*STATED GOAL:* Repeat all the material exactly; pictures stay out of your copy.
---------- GIVEN DATA
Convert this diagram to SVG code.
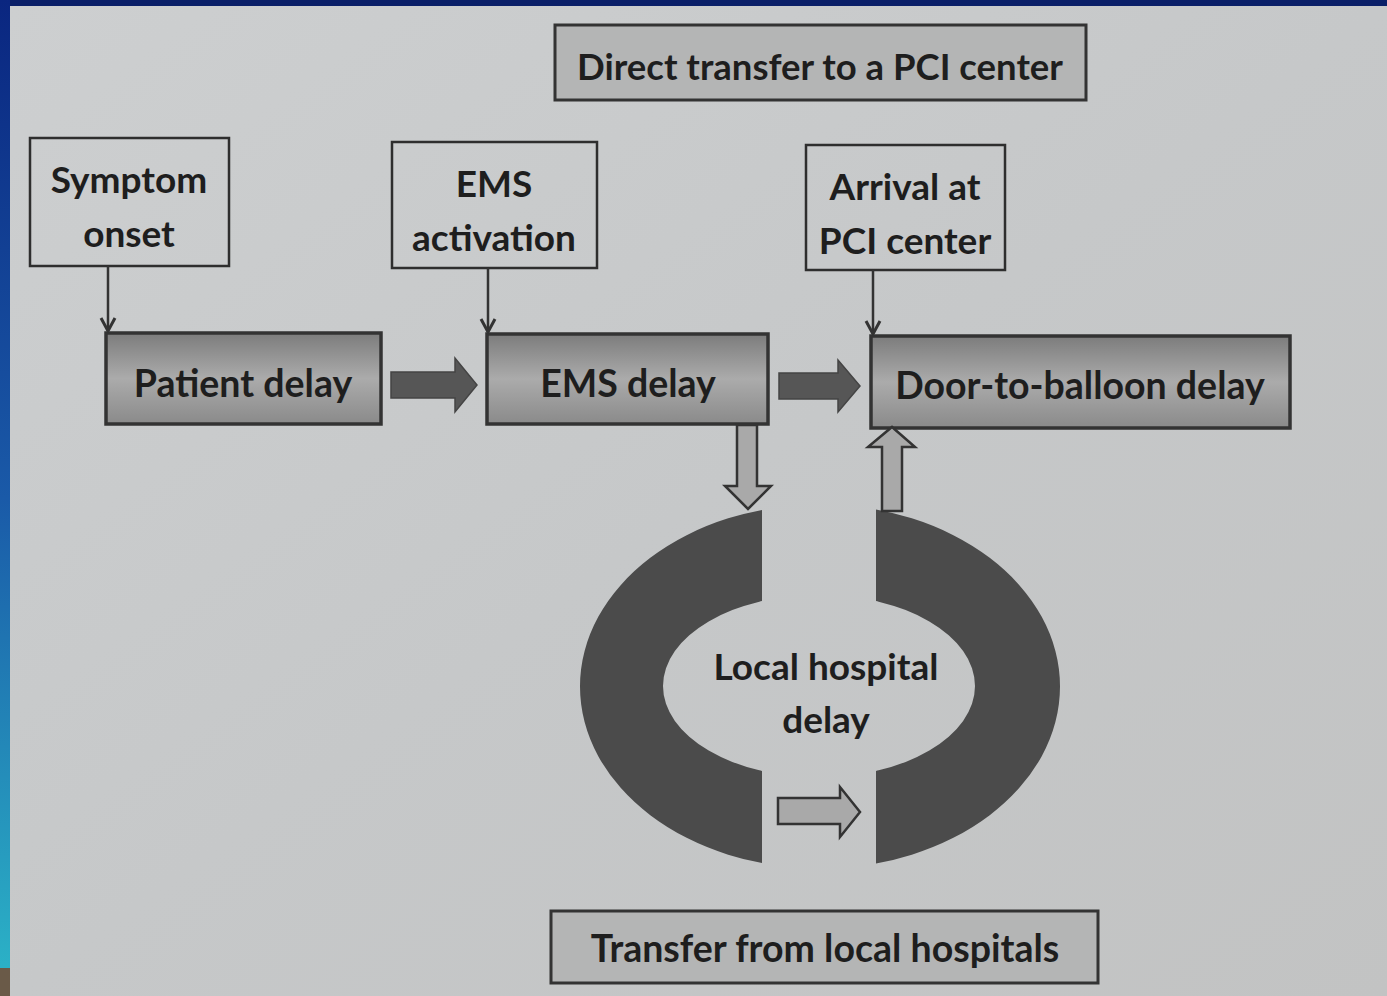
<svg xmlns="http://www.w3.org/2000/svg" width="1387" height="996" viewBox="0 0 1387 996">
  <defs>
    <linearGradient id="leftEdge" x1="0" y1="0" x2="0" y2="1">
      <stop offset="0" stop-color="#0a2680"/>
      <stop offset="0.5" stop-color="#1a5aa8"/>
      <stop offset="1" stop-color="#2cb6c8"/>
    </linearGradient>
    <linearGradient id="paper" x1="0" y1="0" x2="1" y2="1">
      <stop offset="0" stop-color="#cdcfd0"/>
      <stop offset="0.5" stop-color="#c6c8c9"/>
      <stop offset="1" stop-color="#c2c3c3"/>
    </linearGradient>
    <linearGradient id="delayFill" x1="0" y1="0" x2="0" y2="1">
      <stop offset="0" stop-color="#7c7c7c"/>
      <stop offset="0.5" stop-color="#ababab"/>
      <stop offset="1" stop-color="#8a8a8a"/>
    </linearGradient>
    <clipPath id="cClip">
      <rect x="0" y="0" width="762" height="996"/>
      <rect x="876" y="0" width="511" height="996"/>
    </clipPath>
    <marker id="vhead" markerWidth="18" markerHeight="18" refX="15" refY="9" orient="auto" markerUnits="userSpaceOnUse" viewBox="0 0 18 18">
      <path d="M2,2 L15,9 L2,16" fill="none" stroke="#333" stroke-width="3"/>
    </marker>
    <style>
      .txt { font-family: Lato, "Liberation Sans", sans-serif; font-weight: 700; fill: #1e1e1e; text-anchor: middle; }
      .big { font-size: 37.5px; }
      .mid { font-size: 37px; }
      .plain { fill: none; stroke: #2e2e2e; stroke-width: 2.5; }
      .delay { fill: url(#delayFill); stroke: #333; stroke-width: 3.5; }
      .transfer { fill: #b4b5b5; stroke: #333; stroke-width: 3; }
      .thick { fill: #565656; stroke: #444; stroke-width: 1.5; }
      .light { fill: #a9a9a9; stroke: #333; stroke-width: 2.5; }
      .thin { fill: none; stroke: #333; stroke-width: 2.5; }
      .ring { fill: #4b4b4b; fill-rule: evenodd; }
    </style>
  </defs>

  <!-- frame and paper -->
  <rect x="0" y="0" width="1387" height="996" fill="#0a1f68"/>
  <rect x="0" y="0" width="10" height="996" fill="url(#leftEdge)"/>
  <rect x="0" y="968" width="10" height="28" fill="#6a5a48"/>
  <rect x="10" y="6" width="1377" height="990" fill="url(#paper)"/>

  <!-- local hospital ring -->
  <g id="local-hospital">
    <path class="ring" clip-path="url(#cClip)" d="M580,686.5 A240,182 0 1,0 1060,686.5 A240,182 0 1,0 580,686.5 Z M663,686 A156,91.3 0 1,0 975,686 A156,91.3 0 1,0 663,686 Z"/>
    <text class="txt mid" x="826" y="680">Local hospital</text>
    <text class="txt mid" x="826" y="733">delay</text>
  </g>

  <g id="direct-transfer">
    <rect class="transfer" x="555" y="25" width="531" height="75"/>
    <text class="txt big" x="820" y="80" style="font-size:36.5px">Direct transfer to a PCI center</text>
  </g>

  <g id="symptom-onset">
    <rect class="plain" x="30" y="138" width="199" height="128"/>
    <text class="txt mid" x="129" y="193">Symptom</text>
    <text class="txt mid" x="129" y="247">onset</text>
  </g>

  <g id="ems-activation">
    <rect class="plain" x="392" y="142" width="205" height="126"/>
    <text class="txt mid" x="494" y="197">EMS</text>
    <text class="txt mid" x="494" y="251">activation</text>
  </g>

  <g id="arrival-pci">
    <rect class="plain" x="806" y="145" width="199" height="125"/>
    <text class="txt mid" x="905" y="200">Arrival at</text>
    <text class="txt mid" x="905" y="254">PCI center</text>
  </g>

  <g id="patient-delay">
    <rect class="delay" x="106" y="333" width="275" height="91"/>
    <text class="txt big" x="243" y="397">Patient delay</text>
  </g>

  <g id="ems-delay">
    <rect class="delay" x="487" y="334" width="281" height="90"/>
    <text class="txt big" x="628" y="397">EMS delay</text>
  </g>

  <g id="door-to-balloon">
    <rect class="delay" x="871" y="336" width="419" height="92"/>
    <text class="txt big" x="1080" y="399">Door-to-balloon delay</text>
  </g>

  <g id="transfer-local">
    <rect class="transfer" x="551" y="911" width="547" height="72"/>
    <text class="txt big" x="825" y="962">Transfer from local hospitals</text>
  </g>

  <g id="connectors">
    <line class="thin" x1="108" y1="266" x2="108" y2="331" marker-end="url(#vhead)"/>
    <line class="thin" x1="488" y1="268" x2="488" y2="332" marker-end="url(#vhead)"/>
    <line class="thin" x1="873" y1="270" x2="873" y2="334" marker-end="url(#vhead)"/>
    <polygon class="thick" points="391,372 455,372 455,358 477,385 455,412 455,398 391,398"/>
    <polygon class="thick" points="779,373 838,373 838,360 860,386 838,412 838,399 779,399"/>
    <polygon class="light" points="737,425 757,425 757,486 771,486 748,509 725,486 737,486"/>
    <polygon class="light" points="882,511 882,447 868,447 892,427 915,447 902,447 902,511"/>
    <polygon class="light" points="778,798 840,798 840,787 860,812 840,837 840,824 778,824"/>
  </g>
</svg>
--------------------
*EXPECTED ANSWER:*
Convert this diagram to SVG code.
<svg xmlns="http://www.w3.org/2000/svg" width="1387" height="996" viewBox="0 0 1387 996">
  <defs>
    <linearGradient id="leftEdge" x1="0" y1="0" x2="0" y2="1">
      <stop offset="0" stop-color="#0a2680"/>
      <stop offset="0.5" stop-color="#1a5aa8"/>
      <stop offset="1" stop-color="#2cb6c8"/>
    </linearGradient>
    <linearGradient id="paper" x1="0" y1="0" x2="1" y2="1">
      <stop offset="0" stop-color="#cdcfd0"/>
      <stop offset="0.5" stop-color="#c6c8c9"/>
      <stop offset="1" stop-color="#c2c3c3"/>
    </linearGradient>
    <linearGradient id="delayFill" x1="0" y1="0" x2="0" y2="1">
      <stop offset="0" stop-color="#7c7c7c"/>
      <stop offset="0.5" stop-color="#ababab"/>
      <stop offset="1" stop-color="#8a8a8a"/>
    </linearGradient>
    <clipPath id="cClip">
      <rect x="0" y="0" width="762" height="996"/>
      <rect x="876" y="0" width="511" height="996"/>
    </clipPath>
    <marker id="vhead" markerWidth="18" markerHeight="18" refX="15" refY="9" orient="auto" markerUnits="userSpaceOnUse" viewBox="0 0 18 18">
      <path d="M2,2 L15,9 L2,16" fill="none" stroke="#333" stroke-width="3"/>
    </marker>
    <style>
      .txt { font-family: Lato, "Liberation Sans", sans-serif; font-weight: 700; fill: #1e1e1e; text-anchor: middle; }
      .big { font-size: 37.5px; }
      .mid { font-size: 37px; }
      .plain { fill: none; stroke: #2e2e2e; stroke-width: 2.5; }
      .delay { fill: url(#delayFill); stroke: #333; stroke-width: 3.5; }
      .transfer { fill: #b4b5b5; stroke: #333; stroke-width: 3; }
      .thick { fill: #565656; stroke: #444; stroke-width: 1.5; }
      .light { fill: #a9a9a9; stroke: #333; stroke-width: 2.5; }
      .thin { fill: none; stroke: #333; stroke-width: 2.5; }
      .ring { fill: #4b4b4b; fill-rule: evenodd; }
    </style>
  </defs>

  <!-- frame and paper -->
  <rect x="0" y="0" width="1387" height="996" fill="#0a1f68"/>
  <rect x="0" y="0" width="10" height="996" fill="url(#leftEdge)"/>
  <rect x="0" y="968" width="10" height="28" fill="#6a5a48"/>
  <rect x="10" y="6" width="1377" height="990" fill="url(#paper)"/>

  <!-- local hospital ring -->
  <g id="local-hospital">
    <path class="ring" clip-path="url(#cClip)" d="M580,686.5 A240,182 0 1,0 1060,686.5 A240,182 0 1,0 580,686.5 Z M663,686 A156,91.3 0 1,0 975,686 A156,91.3 0 1,0 663,686 Z"/>
    <text class="txt mid" x="826" y="680">Local hospital</text>
    <text class="txt mid" x="826" y="733">delay</text>
  </g>

  <g id="direct-transfer">
    <rect class="transfer" x="555" y="25" width="531" height="75"/>
    <text class="txt big" x="820" y="80" style="font-size:36.5px">Direct transfer to a PCI center</text>
  </g>

  <g id="symptom-onset">
    <rect class="plain" x="30" y="138" width="199" height="128"/>
    <text class="txt mid" x="129" y="193">Symptom</text>
    <text class="txt mid" x="129" y="247">onset</text>
  </g>

  <g id="ems-activation">
    <rect class="plain" x="392" y="142" width="205" height="126"/>
    <text class="txt mid" x="494" y="197">EMS</text>
    <text class="txt mid" x="494" y="251">activation</text>
  </g>

  <g id="arrival-pci">
    <rect class="plain" x="806" y="145" width="199" height="125"/>
    <text class="txt mid" x="905" y="200">Arrival at</text>
    <text class="txt mid" x="905" y="254">PCI center</text>
  </g>

  <g id="patient-delay">
    <rect class="delay" x="106" y="333" width="275" height="91"/>
    <text class="txt big" x="243" y="397">Patient delay</text>
  </g>

  <g id="ems-delay">
    <rect class="delay" x="487" y="334" width="281" height="90"/>
    <text class="txt big" x="628" y="397">EMS delay</text>
  </g>

  <g id="door-to-balloon">
    <rect class="delay" x="871" y="336" width="419" height="92"/>
    <text class="txt big" x="1080" y="399">Door-to-balloon delay</text>
  </g>

  <g id="transfer-local">
    <rect class="transfer" x="551" y="911" width="547" height="72"/>
    <text class="txt big" x="825" y="962">Transfer from local hospitals</text>
  </g>

  <g id="connectors">
    <line class="thin" x1="108" y1="266" x2="108" y2="331" marker-end="url(#vhead)"/>
    <line class="thin" x1="488" y1="268" x2="488" y2="332" marker-end="url(#vhead)"/>
    <line class="thin" x1="873" y1="270" x2="873" y2="334" marker-end="url(#vhead)"/>
    <polygon class="thick" points="391,372 455,372 455,358 477,385 455,412 455,398 391,398"/>
    <polygon class="thick" points="779,373 838,373 838,360 860,386 838,412 838,399 779,399"/>
    <polygon class="light" points="737,425 757,425 757,486 771,486 748,509 725,486 737,486"/>
    <polygon class="light" points="882,511 882,447 868,447 892,427 915,447 902,447 902,511"/>
    <polygon class="light" points="778,798 840,798 840,787 860,812 840,837 840,824 778,824"/>
  </g>
</svg>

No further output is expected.